Information provided —
.....

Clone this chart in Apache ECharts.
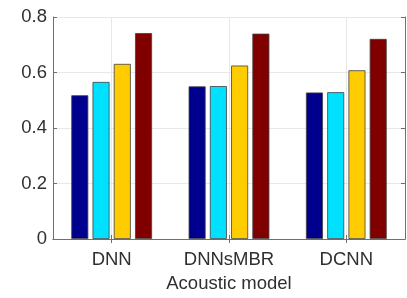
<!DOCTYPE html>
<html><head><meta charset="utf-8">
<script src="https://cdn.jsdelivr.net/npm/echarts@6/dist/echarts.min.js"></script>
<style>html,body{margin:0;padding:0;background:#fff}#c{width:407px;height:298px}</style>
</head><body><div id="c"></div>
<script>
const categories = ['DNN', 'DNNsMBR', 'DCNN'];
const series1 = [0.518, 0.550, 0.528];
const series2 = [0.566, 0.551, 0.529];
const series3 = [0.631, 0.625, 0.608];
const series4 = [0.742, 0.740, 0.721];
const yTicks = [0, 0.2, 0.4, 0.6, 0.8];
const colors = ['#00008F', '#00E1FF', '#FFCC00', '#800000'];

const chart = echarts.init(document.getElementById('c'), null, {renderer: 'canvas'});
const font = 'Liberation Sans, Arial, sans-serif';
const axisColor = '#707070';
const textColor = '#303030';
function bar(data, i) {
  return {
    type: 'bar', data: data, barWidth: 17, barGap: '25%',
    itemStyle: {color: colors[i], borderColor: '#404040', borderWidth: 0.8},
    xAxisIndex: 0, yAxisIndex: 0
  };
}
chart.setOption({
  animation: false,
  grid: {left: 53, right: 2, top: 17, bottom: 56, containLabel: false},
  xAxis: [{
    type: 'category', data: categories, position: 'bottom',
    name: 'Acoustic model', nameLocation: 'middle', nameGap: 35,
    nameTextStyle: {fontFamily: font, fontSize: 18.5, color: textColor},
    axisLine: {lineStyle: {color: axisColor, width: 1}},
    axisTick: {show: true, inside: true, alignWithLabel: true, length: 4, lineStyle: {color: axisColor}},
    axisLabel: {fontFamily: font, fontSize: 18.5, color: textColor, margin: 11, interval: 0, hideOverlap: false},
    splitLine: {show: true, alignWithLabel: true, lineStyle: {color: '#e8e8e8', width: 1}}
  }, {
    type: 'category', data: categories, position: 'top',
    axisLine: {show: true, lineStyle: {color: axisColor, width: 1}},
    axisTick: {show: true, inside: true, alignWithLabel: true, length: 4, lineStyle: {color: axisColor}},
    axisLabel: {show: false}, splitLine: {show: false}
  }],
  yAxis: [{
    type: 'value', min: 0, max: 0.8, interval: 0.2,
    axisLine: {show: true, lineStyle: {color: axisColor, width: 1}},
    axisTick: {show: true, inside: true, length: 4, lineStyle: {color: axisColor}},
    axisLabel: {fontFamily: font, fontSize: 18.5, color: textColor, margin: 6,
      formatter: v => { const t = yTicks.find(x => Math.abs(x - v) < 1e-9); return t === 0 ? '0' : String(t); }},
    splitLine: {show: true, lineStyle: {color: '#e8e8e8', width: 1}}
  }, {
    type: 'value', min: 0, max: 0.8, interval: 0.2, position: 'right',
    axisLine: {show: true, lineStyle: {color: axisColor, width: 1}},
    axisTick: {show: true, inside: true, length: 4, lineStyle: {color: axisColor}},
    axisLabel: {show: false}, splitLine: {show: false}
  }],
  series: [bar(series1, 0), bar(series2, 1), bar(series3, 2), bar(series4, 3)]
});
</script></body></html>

.....

What is being asked — Copy out the listing exactly as it stands, but not the pictures.

Complete response —
Clone this chart in Apache ECharts.
<!DOCTYPE html>
<html><head><meta charset="utf-8">
<script src="https://cdn.jsdelivr.net/npm/echarts@6/dist/echarts.min.js"></script>
<style>html,body{margin:0;padding:0;background:#fff}#c{width:407px;height:298px}</style>
</head><body><div id="c"></div>
<script>
const categories = ['DNN', 'DNNsMBR', 'DCNN'];
const series1 = [0.518, 0.550, 0.528];
const series2 = [0.566, 0.551, 0.529];
const series3 = [0.631, 0.625, 0.608];
const series4 = [0.742, 0.740, 0.721];
const yTicks = [0, 0.2, 0.4, 0.6, 0.8];
const colors = ['#00008F', '#00E1FF', '#FFCC00', '#800000'];

const chart = echarts.init(document.getElementById('c'), null, {renderer: 'canvas'});
const font = 'Liberation Sans, Arial, sans-serif';
const axisColor = '#707070';
const textColor = '#303030';
function bar(data, i) {
  return {
    type: 'bar', data: data, barWidth: 17, barGap: '25%',
    itemStyle: {color: colors[i], borderColor: '#404040', borderWidth: 0.8},
    xAxisIndex: 0, yAxisIndex: 0
  };
}
chart.setOption({
  animation: false,
  grid: {left: 53, right: 2, top: 17, bottom: 56, containLabel: false},
  xAxis: [{
    type: 'category', data: categories, position: 'bottom',
    name: 'Acoustic model', nameLocation: 'middle', nameGap: 35,
    nameTextStyle: {fontFamily: font, fontSize: 18.5, color: textColor},
    axisLine: {lineStyle: {color: axisColor, width: 1}},
    axisTick: {show: true, inside: true, alignWithLabel: true, length: 4, lineStyle: {color: axisColor}},
    axisLabel: {fontFamily: font, fontSize: 18.5, color: textColor, margin: 11, interval: 0, hideOverlap: false},
    splitLine: {show: true, alignWithLabel: true, lineStyle: {color: '#e8e8e8', width: 1}}
  }, {
    type: 'category', data: categories, position: 'top',
    axisLine: {show: true, lineStyle: {color: axisColor, width: 1}},
    axisTick: {show: true, inside: true, alignWithLabel: true, length: 4, lineStyle: {color: axisColor}},
    axisLabel: {show: false}, splitLine: {show: false}
  }],
  yAxis: [{
    type: 'value', min: 0, max: 0.8, interval: 0.2,
    axisLine: {show: true, lineStyle: {color: axisColor, width: 1}},
    axisTick: {show: true, inside: true, length: 4, lineStyle: {color: axisColor}},
    axisLabel: {fontFamily: font, fontSize: 18.5, color: textColor, margin: 6,
      formatter: v => { const t = yTicks.find(x => Math.abs(x - v) < 1e-9); return t === 0 ? '0' : String(t); }},
    splitLine: {show: true, lineStyle: {color: '#e8e8e8', width: 1}}
  }, {
    type: 'value', min: 0, max: 0.8, interval: 0.2, position: 'right',
    axisLine: {show: true, lineStyle: {color: axisColor, width: 1}},
    axisTick: {show: true, inside: true, length: 4, lineStyle: {color: axisColor}},
    axisLabel: {show: false}, splitLine: {show: false}
  }],
  series: [bar(series1, 0), bar(series2, 1), bar(series3, 2), bar(series4, 3)]
});
</script></body></html>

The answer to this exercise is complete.